- [The exercise]
Without the pictures, give the entries below again exactly as written.

(Charts and diagrams as code)
+++
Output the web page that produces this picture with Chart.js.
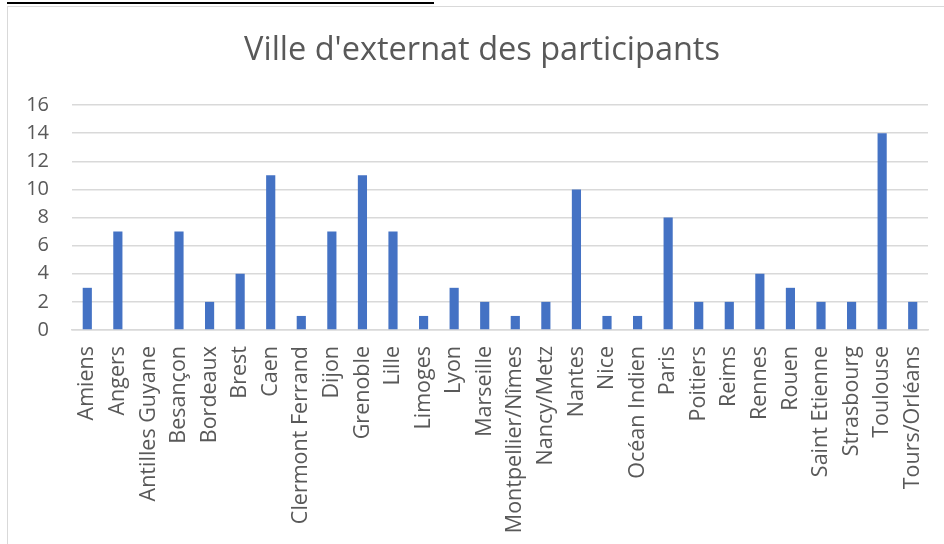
<!DOCTYPE html>
<html>
<head>
<meta charset="utf-8">
<script src="https://cdn.jsdelivr.net/npm/chart.js@4"></script>
<style>
  html, body { margin: 0; padding: 0; background: #fff; overflow: hidden; }
  #rule { position: absolute; left: 7px; top: 2px; width: 427px; height: 2px; background: #000; }
  #box { position: absolute; left: 7px; top: 6px; width: 960px; height: 560px;
         border: 1px solid #d9d9d9; box-sizing: border-box; }
  #chartContainer { position: absolute; left: 1px; top: -6px; width: 946px; height: 544px; }
</style>
</head>
<body>
<div id="rule"></div>
<div id="box">
  <div id="chartContainer"><canvas id="myChart"></canvas></div>
</div>
<script>
// Categories and values
const cities = ['Amiens', 'Angers', 'Antilles Guyane', 'Besançon', 'Bordeaux', 'Brest', 'Caen',
  'Clermont Ferrand', 'Dijon', 'Grenoble', 'Lille', 'Limoges', 'Lyon', 'Marseille',
  'Montpellier/Nîmes', 'Nancy/Metz', 'Nantes', 'Nice', 'Océan Indien', 'Paris', 'Poitiers',
  'Reims', 'Rennes', 'Rouen', 'Saint Etienne', 'Strasbourg', 'Toulouse', 'Tours/Orléans'];
const counts = [3, 7, 0, 7, 2, 4, 11, 1, 7, 11, 7, 1, 3, 2, 1, 2, 10, 1, 1, 8, 2, 2, 4, 3, 2, 2, 14, 2];
const yTicks = [0, 2, 4, 6, 8, 10, 12, 14, 16];

const ctx = document.getElementById('myChart').getContext('2d');
const textColor = '#595959';

new Chart(ctx, {
  type: 'bar',
  data: {
    labels: cities,
    datasets: [{
      label: 'Participants',
      data: counts,
      backgroundColor: '#4472C4',
      borderWidth: 0,
      barPercentage: 0.6,
      categoryPercentage: 0.5
    }]
  },
  options: {
    responsive: true,
    maintainAspectRatio: false,
    animation: false,
    layout: { padding: { left: 0, right: 0, top: 0, bottom: 0 } },
    plugins: {
      legend: { display: false },
      tooltip: { enabled: false },
      title: {
        display: true,
        text: "Ville d'externat des participants",
        color: textColor,
        font: { family: 'Open Sans', size: 32.5, weight: 'normal' },
        padding: { top: 30, bottom: 35 }
      }
    },
    scales: {
      x: {
        grid: { display: false },
        border: { color: '#d9d9d9', width: 1.5 },
        ticks: {
          color: textColor,
          font: { family: 'Open Sans', size: 21.5 },
          maxRotation: 90,
          minRotation: 90,
          autoSkip: false,
          padding: 8
        },
        afterFit: function(scale) { scale.height = 215; }
      },
      y: {
        min: 0,
        max: 16,
        afterBuildTicks: function(scale) { scale.ticks = yTicks.map(v => ({ value: v })); },
        grid: { color: '#d9d9d9', lineWidth: 1.5, drawTicks: false },
        border: { display: false },
        ticks: {
          color: textColor,
          font: { family: 'Open Sans', size: 20 },
          padding: 23
        },
        afterFit: function(scale) { scale.width = 63; }
      },
      // empty right margin so the plot ends where the reference does while the title stays centred on the box
      yRight: {
        position: 'right',
        grid: { display: false },
        border: { display: false },
        ticks: { display: false },
        afterFit: function(scale) { scale.width = 27; }
      }
    }
  }
});
</script>
</body>
</html>
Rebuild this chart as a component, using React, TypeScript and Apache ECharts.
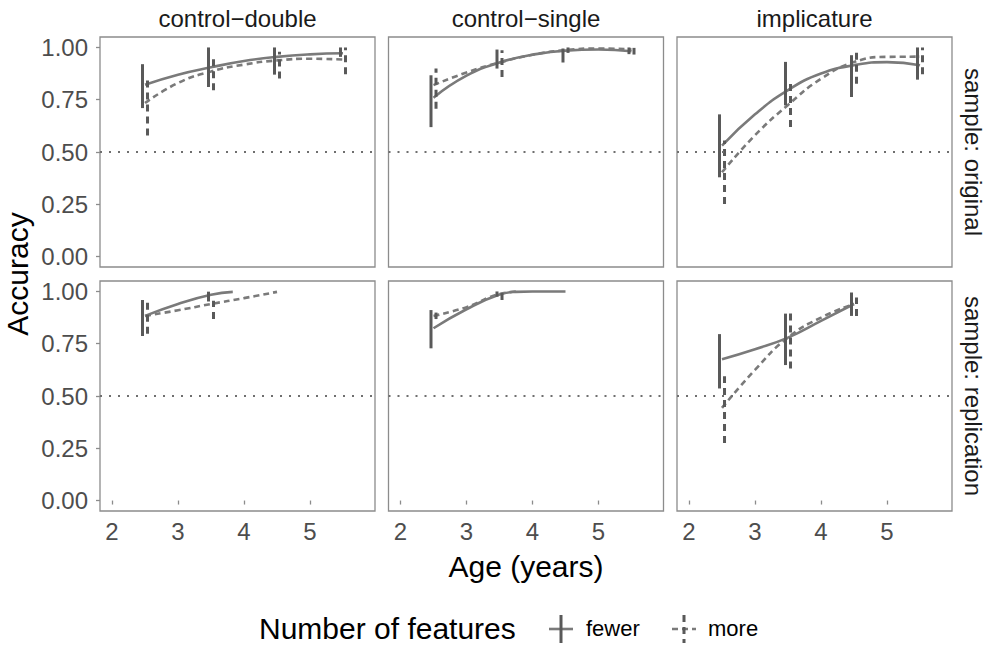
+++
- [The response]
Output the web page that produces this picture with Chart.js.
<!DOCTYPE html>
<html>
<head>
<meta charset="utf-8">
<script src="https://cdn.jsdelivr.net/npm/chart.js@4"></script>
<style>
  html, body { margin: 0; padding: 0; background: #fff; overflow: hidden; }
  #rule { position: absolute; left: 7px; top: 2px; width: 427px; height: 2px; background: #000; }
  #box { position: absolute; left: 7px; top: 6px; width: 960px; height: 560px;
         border: 1px solid #d9d9d9; box-sizing: border-box; }
  #chartContainer { position: absolute; left: 1px; top: -6px; width: 946px; height: 544px; }
</style>
</head>
<body>
<div id="rule"></div>
<div id="box">
  <div id="chartContainer"><canvas id="myChart"></canvas></div>
</div>
<script>
// Categories and values
const cities = ['Amiens', 'Angers', 'Antilles Guyane', 'Besançon', 'Bordeaux', 'Brest', 'Caen',
  'Clermont Ferrand', 'Dijon', 'Grenoble', 'Lille', 'Limoges', 'Lyon', 'Marseille',
  'Montpellier/Nîmes', 'Nancy/Metz', 'Nantes', 'Nice', 'Océan Indien', 'Paris', 'Poitiers',
  'Reims', 'Rennes', 'Rouen', 'Saint Etienne', 'Strasbourg', 'Toulouse', 'Tours/Orléans'];
const counts = [3, 7, 0, 7, 2, 4, 11, 1, 7, 11, 7, 1, 3, 2, 1, 2, 10, 1, 1, 8, 2, 2, 4, 3, 2, 2, 14, 2];
const yTicks = [0, 2, 4, 6, 8, 10, 12, 14, 16];

const ctx = document.getElementById('myChart').getContext('2d');
const textColor = '#595959';

new Chart(ctx, {
  type: 'bar',
  data: {
    labels: cities,
    datasets: [{
      label: 'Participants',
      data: counts,
      backgroundColor: '#4472C4',
      borderWidth: 0,
      barPercentage: 0.6,
      categoryPercentage: 0.5
    }]
  },
  options: {
    responsive: true,
    maintainAspectRatio: false,
    animation: false,
    layout: { padding: { left: 0, right: 0, top: 0, bottom: 0 } },
    plugins: {
      legend: { display: false },
      tooltip: { enabled: false },
      title: {
        display: true,
        text: "Ville d'externat des participants",
        color: textColor,
        font: { family: 'Open Sans', size: 32.5, weight: 'normal' },
        padding: { top: 30, bottom: 35 }
      }
    },
    scales: {
      x: {
        grid: { display: false },
        border: { color: '#d9d9d9', width: 1.5 },
        ticks: {
          color: textColor,
          font: { family: 'Open Sans', size: 21.5 },
          maxRotation: 90,
          minRotation: 90,
          autoSkip: false,
          padding: 8
        },
        afterFit: function(scale) { scale.height = 215; }
      },
      y: {
        min: 0,
        max: 16,
        afterBuildTicks: function(scale) { scale.ticks = yTicks.map(v => ({ value: v })); },
        grid: { color: '#d9d9d9', lineWidth: 1.5, drawTicks: false },
        border: { display: false },
        ticks: {
          color: textColor,
          font: { family: 'Open Sans', size: 20 },
          padding: 23
        },
        afterFit: function(scale) { scale.width = 63; }
      },
      // empty right margin so the plot ends where the reference does while the title stays centred on the box
      yRight: {
        position: 'right',
        grid: { display: false },
        border: { display: false },
        ticks: { display: false },
        afterFit: function(scale) { scale.width = 27; }
      }
    }
  }
});
</script>
</body>
</html>
Rebuild this chart as a component, using React, TypeScript and Apache ECharts.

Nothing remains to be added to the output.